Misalnya, Pasal 34F Ayat (2), yang berisi penyelenggara platform digital penyiaran dan/atau platform teknologi penyiaran lainnya wajib melakukan verifikasi konten siaran ke Komisi Penyiaran Indonesia (KPI) sesuai dengan Pedoman Perilaku Penyiaran (PPP) dan Standar Isi Siaran (SIS).
Artinya, konten kreator yang memiliki dan menjalani akun media sosial seperti Youtube atau Youtuber, TikTok atau Tiktoker juga masuk dalam ranah RUU Penyiaran ini.
RUU Penyiaran ini membuat geram dan resah sejumlah pihak. Peneliti Remotivi, Muhamad Hechael mengatakan, dalam UU Penyiaran yang lama, KPI tak berwenang sampai verifikasi. KPI hanya berwenang membeeri sanksi ketika adanya tayangan yang keluar melakukan pelanggaran.
“Kalau ini terjadi ini jadi kayak super body. Dewan Pers, LSM, KPI disatuin. KPI yang baru dalam RUU Penyiaran ini kayak gabungan regulator itu. Di sini ajah kita udah ngelihat ini powernya absolut banget, ini bahaya banget,” kata Hechael saat dihubungi, Jumat (17/5).
Kewenangan penuh KPI itu akan berdampak pada kreativitas para konten kreator. Sebab, RUU ini memberlakukan sistem sensor. DPR dan pemerintah dianggap terlalu fokus pada aspek moralitas dan keamanan, tetapi ekonomi kreatif diabaikan.
“Ancamannya pada ekspresi,” tutur Hechael.
Menurut Hechael, negara terlalu obsesif sama konten, seharusnya fokus pada infrastruktur, tetapi tak pernah disentuh.

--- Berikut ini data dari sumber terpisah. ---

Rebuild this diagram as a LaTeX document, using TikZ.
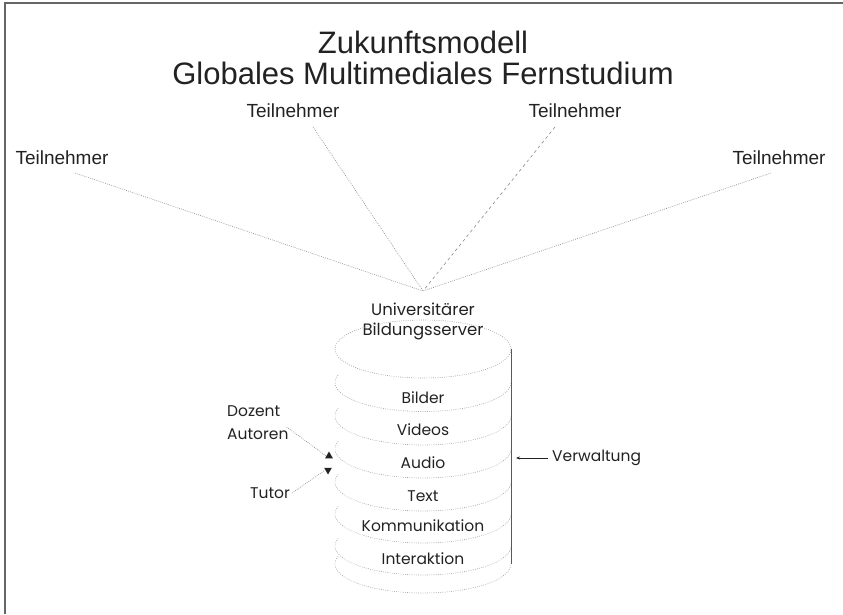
\documentclass[tikz,border=0pt]{standalone}
\usepackage{fontspec}
\setmainfont{Liberation Sans}
\newfontfamily\geo{Poppins}
\usetikzlibrary{arrows.meta,shapes.geometric}
\definecolor{ink}{HTML}{222222}
\definecolor{dotgray}{HTML}{8A8A8A}
\begin{document}
\begin{tikzpicture}[x=1pt,y=1pt,
  titletext/.style={font=\fontsize{31}{36}\selectfont,text=ink,inner sep=0pt},
  parttext/.style={font=\fontsize{19}{22}\selectfont,text=ink,inner sep=0pt},
  layertext/.style={font=\geo\fontsize{15.5}{23}\selectfont,text=ink,inner sep=0pt},
  srvtext/.style={font=\geo\fontsize{16.5}{20}\selectfont,text=ink,inner sep=0pt},
  dotline/.style={draw=dotgray,line width=0.6pt,dash pattern=on 0.8pt off 1.2pt},
  dashline/.style={draw=dotgray,line width=0.6pt,dash pattern=on 3pt off 3pt},
  arcline/.style={draw=dotgray!85,line width=0.6pt,dash pattern=on 0.8pt off 1.4pt},
  tri/.style={regular polygon,regular polygon sides=3,fill=ink,inner sep=0pt,minimum size=9pt}
]
\useasboundingbox (0,0) rectangle (843,614);
% frame
\draw[draw=gray!80!black,line width=1.2pt] (5,0) -- (5,611) -- (843,611);
% title
\node[titletext] (title1) at (423,572) {Zukunftsmodell};
\node[titletext] (title2) at (423,541) {Globales Multimediales Fernstudium};
% participants
\node[parttext] (t1) at (62,456) {Teilnehmer};
\node[parttext] (t2) at (293,503) {Teilnehmer};
\node[parttext] (t3) at (575,503) {Teilnehmer};
\node[parttext] (t4) at (779,456) {Teilnehmer};
\coordinate (hub) at (423,323);
\coordinate (s1) at (75,441);
\coordinate (s2) at (313,487);
\coordinate (s3) at (555,487);
\coordinate (s4) at (771,441);
\draw[dotline] (s1) -- (hub);
\draw[dotline] (s2) -- (hub);
\draw[dashline] (s3) -- (hub);
\draw[dotline] (s4) -- (hub);
% server label
\node[srvtext] (uni) at (423,305) {Universitärer};
\node[srvtext] (bild) at (423,283) {Bildungsserver};
% cylinder
\draw[arcline] (423,265) ellipse [x radius=88pt, y radius=29pt];
\foreach \yc in {231.5,198,165,132,100,68,50}{
  \draw[arcline] (423,\yc) ++(165:88pt and 29pt) arc[start angle=165,end angle=360,x radius=88pt,y radius=29pt];
}
\draw[draw=gray!70!black,line width=0.8pt] (511,265) -- (511,50);
% layer labels
\node[layertext] (l1) at (423,216) {Bilder};
\node[layertext] (l2) at (423,184) {Videos};
\node[layertext] (l3) at (423,151) {Audio};
\node[layertext] (l4) at (423,118) {Text};
\node[layertext] (l5) at (423,88) {Kommunikation};
\node[layertext] (l6) at (423,55) {Interaktion};
% Verwaltung
\node[layertext,anchor=west] (verw) at (552,156) {Verwaltung};
\coordinate (vtip) at (516,156);
\draw[draw=ink,line width=0.6pt,-{Stealth[length=4pt,width=3pt]}] (verw.west) ++(-4,0) -- (vtip);
% Dozent / Tutor
\node[layertext,align=left,anchor=west] (doz) at (227,191) {Dozent\\Autoren};
\node[layertext,anchor=west] (tut) at (250,121) {Tutor};
\node[tri,shape border rotate=0] (up) at (329,158) {};
\node[tri,shape border rotate=180] (dn) at (328,144) {};
\draw[dotline] (doz.east) ++(-2,-4) -- (up.west);
\draw[dotline] (tut.east) ++(2,0) -- (dn.west);
\end{tikzpicture}
\end{document}
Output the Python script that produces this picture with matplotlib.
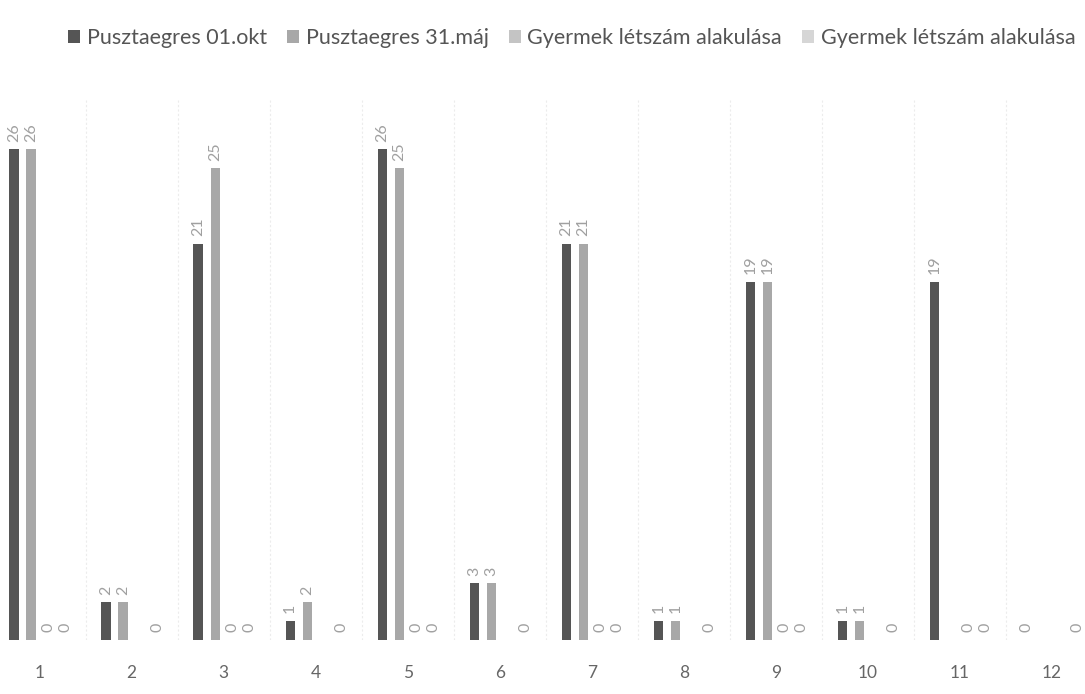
import numpy as np
import matplotlib
matplotlib.use("Agg")
import matplotlib.pyplot as plt

categories = ["1", "2", "3", "4", "5", "6", "7", "8", "9", "10", "11", "12"]
series_names = ["Pusztaegres 01.okt", "Pusztaegres 31.máj",
                "Gyermek létszám alakulása", "Gyermek létszám alakulása"]
s1 = [26, 2, 21, 1, 26, 3, 21, 1, 19, 1, 19, 0]
s2 = [26, 2, 25, 2, 25, 3, 21, 1, 19, 1, np.nan, np.nan]
s3 = [0, np.nan, 0, np.nan, 0, np.nan, 0, np.nan, 0, np.nan, 0, np.nan]
s4 = [0, 0, 0, 0, 0, 0, 0, 0, 0, 0, 0, 0]
series = [s1, s2, s3, s4]
colors = ["#555555", "#a8a8a8", "#c4c4c4", "#d6d6d6"]

plt.rcParams['font.family'] = ['Lato', 'DejaVu Sans']
fig = plt.figure(figsize=(10.85, 6.94), dpi=100)
ax = fig.add_axes([0.0, 0.078, 1.0, 0.78])

x = np.arange(len(categories))
slot = 0.185
bw = 0.10
offsets = (np.arange(4) - 1.5) * slot
for vals, off, c, name in zip(series, offsets, colors, series_names):
    v = np.array(vals, dtype=float)
    ax.bar(x + off, np.nan_to_num(v), width=bw, color=c, label=name)
    for xi, val in zip(x, v):
        if np.isnan(val):
            continue
        ax.text(xi + off, val + 0.4, f"{int(val)}", rotation=90,
                ha="center", va="bottom", fontsize=11.5, color="#a0a0a0")

ax.set_xlim(-0.43, 11.36)
ax.set_ylim(0, 28.7)
ax.set_xticks(x)
ax.set_xticklabels(categories, fontsize=12.5, color="#666666")
ax.tick_params(axis="x", length=0, pad=18)
ax.set_yticks([])
for sp in ax.spines.values():
    sp.set_visible(False)
for b in np.arange(-0.5, 12, 1.0):
    ax.axvline(b, color="#ececec", lw=0.8, ls=(0, (2, 2)), zorder=0)

handles, labels = ax.get_legend_handles_labels()
fig.legend(handles, labels, loc="upper center", bbox_to_anchor=(0.527, 0.987),
           ncol=4, frameon=False, fontsize=15.5, handlelength=0.55,
           handleheight=0.55, handletextpad=0.3, columnspacing=0.95,
           labelcolor="#555555")

fig.savefig("out.png", dpi=100)
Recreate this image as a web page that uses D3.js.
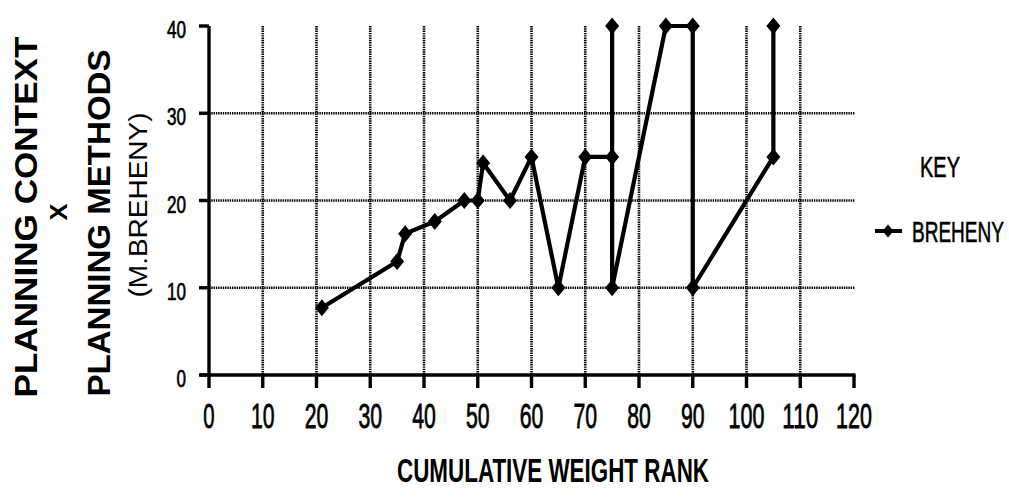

Negara harusnya hanya mengawasi konten yang berbahaya seperti hoaks dan ujaran kebencian.
“Ngeri ini mau jadi apa ini KPI. Mau jadi super body? tutup Hechael terheran-heran.
Setali tiga uang, Direktur Eksekutif Southeast Asia Freedom of Expression Network (SAFENet) Nenden Sekar Arum mengatakan Pasal 34F itu membuat kewenangan KPI makin luas.
Tinggalkan Balasan
Anda harus masuk untuk berkomentar.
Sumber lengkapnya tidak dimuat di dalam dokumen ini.